Mulheres de época na vanguarda
A atriz e cantora paulistana vive intensamente seu primeiro trabalho em TV aberta, com a novela das 18h, e aguarda a estreia da série ‘O Rei da TV’, do Star+, sobre a vida do apresentador Silvio Santos. “Tenho um encontro com personagens de época. Sou meio viajante do tempo (risos). São mulheres que representam seu tempo. Além de ‘Coisa mais Linda’, que se passava na década de 1960, em ‘O Rei da TV‘ faço uma personagem dos anos 1970. Então, em breve vou poder ser vista com personagens dos anos 40, 60 e 70 (risos). Isso é muito interessante para o meu trabalho. Além de que sou, definitivamente, uma mulher do meu tempo”, analisa.
“As duas que estão no ar, são personagens de época, potentes, mas a Ivone, de ‘Coisa mais Linda’, pertence a um universo diferente da Letícia, da novela. A Ivone vem de uma revolução sobretudo feminina na década de 1960. É periférica, independente, mesmo sem ter muito contato com o feminismo, com essas lutas que já eram introduzidas na sociedade brasileira, mas com mulheres mais privilegiadas do que ela ainda. Já a Letícia de ‘Além da Ilusão’, traz essa força e independência, mas 20 anos antes. Mais revolucionário ainda, se formos levar em conta os desejos das duas em suas respectivas épocas. São jovens que desejam mudar de vida e são atravessadas por várias experiências, entre elas, o amor”.
Audiovisual racista
“Para falar desse racismo no audiovisual, vou tentar dar um exemplo que nunca dei antes. Sempre olhamos para as denúncias de racismo de um jeito literal. Mas aqui, quero falar do campo do artístico, que tenho lutado para colocar mais em jogo. Porque o lado social e político sou eu, é o meu corpo. Agora, eu queria muito que o audiovisual brasileiro contasse mais histórias de pessoas pretas de um ponto de vista não estereotipado. Que pudéssemos trazer mais substâncias emocionais para as personagens pretas. Sinto que falta isso nas histórias, nos roteiros, nas direções. Em quem é showrunner em uma sala de roteiro e quer defender aquela história para várias pessoas”, reflete Larissa.

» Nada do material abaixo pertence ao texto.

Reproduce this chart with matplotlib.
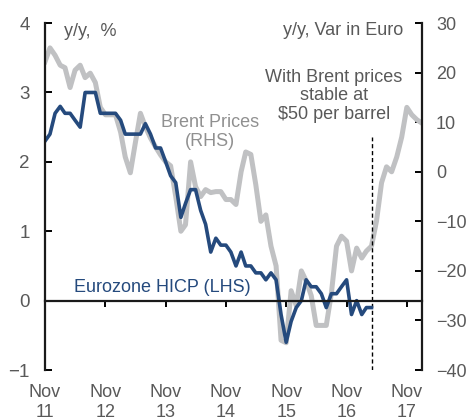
import matplotlib
matplotlib.use("Agg")
import matplotlib.pyplot as plt
import pandas as pd

plt.rcParams["font.family"] = ["Liberation Sans", "DejaVu Sans"]

# Eurozone HICP, y/y % (left axis), monthly from the first tick
hicp = [2.3, 2.4, 2.7, 2.8, 2.7, 2.7, 2.6, 2.5, 3.0, 3.0,
        3.0, 2.7, 2.7, 2.7, 2.7, 2.6, 2.4, 2.4, 2.4, 2.4,
        2.55, 2.4, 2.2, 2.2, 2.0, 1.8, 1.7, 1.2, 1.4, 1.6,
        1.6, 1.3, 1.1, 0.7, 0.9, 0.8, 0.8, 0.7, 0.5, 0.7,
        0.5, 0.5, 0.4, 0.4, 0.3, 0.4, 0.3, -0.2, -0.6, -0.3,
        -0.1, 0.0, 0.3, 0.2, 0.2, 0.1, -0.1, 0.1, 0.1, 0.2,
        0.3, -0.2, 0.0, -0.2, -0.1, -0.1]

# Brent prices, y/y var in euro (right axis)
brent = [22.2, 25.0, 23.5, 21.5, 21.0, 17.0, 20.5, 21.5, 19.0, 19.9,
         18.0, 13.0, 11.5, 11.5, 11.5, 8.0, 3.0, -0.2, 5.8, 11.8,
         9.1, 6.8, 5.0, 3.4, 2.0, 1.2, -5.0, -12.0, -10.7, 2.0,
         -3.0, -5.0, -3.6, -4.2, -4.0, -4.0, -5.6, -5.6, -6.6, 0.0,
         4.0, 3.5, -2.6, -10.0, -8.7, -15.0, -19.0, -34.0, -34.5, -24.0,
         -27.0, -20.0, -22.0, -25.0, -31.0, -31.0, -31.0, -24.5, -15.0, -13.0,
         -14.0, -20.0, -15.4, -17.4, -16.0, -15.0, -10.0, -2.2, 1.0, 0.0,
         3.0, 7.0, 13.0, 11.5, 10.5, 9.8]

start = "2011-11-01"
tick_labels = ["Nov\n11", "Nov\n12", "Nov\n13", "Nov\n14", "Nov\n15", "Nov\n16", "Nov\n17"]
forecast_start = "2017-04-01"

blue = "#254a7d"
grey = "#c0c1c3"
text_grey = "#595959"

dates_b = pd.date_range(start, periods=len(brent), freq="MS")
dates_h = pd.date_range(start, periods=len(hicp), freq="MS")
ticks = pd.date_range(start, periods=len(tick_labels), freq="12MS")

fig = plt.figure(figsize=(4.66, 4.2), dpi=100)
ax = fig.add_axes([0.0966, 0.119, 0.8090, 0.826])
ax2 = ax.twinx()

ax2.plot(dates_b, brent, color=grey, lw=3.6, solid_joinstyle="round")
ax2.vlines(pd.Timestamp(forecast_start), -40, 7, colors="k",
           linestyles=(0, (3, 2)), lw=1.0)
ax.plot(dates_h, hicp, color=blue, lw=2.6, solid_joinstyle="round")

ax.set_zorder(ax2.get_zorder() + 1)
ax.patch.set_visible(False)

ax.set_ylim(-1, 4)
ax2.set_ylim(-40, 30)
ax.set_xlim(pd.Timestamp(start), dates_b[-1])
ax.set_yticks(range(-1, 5))
ax2.set_yticks(range(-40, 31, 10))

ax.set_xticks(ticks)
ax.set_xticklabels(tick_labels, linespacing=1.1)

for s in ["top", "right"]:
    ax.spines[s].set_visible(False)
for s in ["top", "left", "bottom"]:
    ax2.spines[s].set_visible(False)
ax.spines["bottom"].set_position(("data", 0))
for sp in [ax.spines["left"], ax.spines["bottom"], ax2.spines["right"]]:
    sp.set_linewidth(1.6)
    sp.set_color("#1a1a1a")

ax.tick_params(axis="y", direction="in", length=5, width=1.4, pad=11,
               labelsize=13.5, labelcolor=text_grey)
ax.tick_params(axis="x", direction="out", length=4, width=1.4, pad=56,
               labelsize=13, labelcolor=text_grey)
ax2.tick_params(axis="y", direction="in", length=5, width=1.4, pad=10,
                labelsize=13, labelcolor=text_grey)

ax.text(0.05, 0.975, "y/y,  %", transform=ax.transAxes, fontsize=13,
        color=text_grey, va="center", ha="left")
ax.text(0.95, 0.978, "y/y, Var in Euro", transform=ax.transAxes, fontsize=13,
        color=text_grey, va="center", ha="right")
ax2.text(pd.Timestamp("2016-08-15"), 15.3, "With Brent prices\nstable at\n$50 per barrel",
         fontsize=13, color=text_grey, ha="center", va="center", linespacing=1.15)
ax2.text(pd.Timestamp("2014-07-25"), 8.0, "Brent Prices\n(RHS)", fontsize=13,
         color="#909090", ha="center", va="center", linespacing=1.15)
ax.text(pd.Timestamp("2013-10-10"), 0.19, "Eurozone HICP (LHS)", fontsize=13,
        color=blue, ha="center", va="center")

fig.savefig("out.png", dpi=100)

“Gostaria muito que o audiovisual brasileiro nos defendesse de um ponto de vista mais sublime, mais refinado, genuíno. E mais complexo. Precisamos ter boas histórias com personagens pretos, no sentido de camadas. Parece que o mais alto da criatividade de quem constrói as histórias não esbarra nos nossos corpos. Isso é um exemplo de um racismo estrutural que é mascarado de muitas formas. É possível que quem crie não tenha essa intenção, apenas não nos imagine ali contando aquela história, mas isso também revela uma questão. De não ter o cuidado de pensar: “Talvez essa personagem aqui complexa, difícil, que vai viver uma saga de 10 temporadas nesta série, vai ser feita por uma mulher negra. E não vou precisar colocar que é uma mulher negra na descrição do roteiro. Vou simplesmente olhar para essa atriz e dizer que é ela”.
E Larissa, completa: “Fico imaginando que isso poderia ser muito legal. Pode ser. Será. Os tempos estão mudando. A passos difíceis, demorados, mas estão. Quero continuar me dedicando à arte. Desejo conciliar a carreira de atriz com a de cantora, e, em breve, vou ter trabalho novo na música. Mas um sonho mesmo na carreira de atriz? Protagonizar uma história, não importa em que veículo”.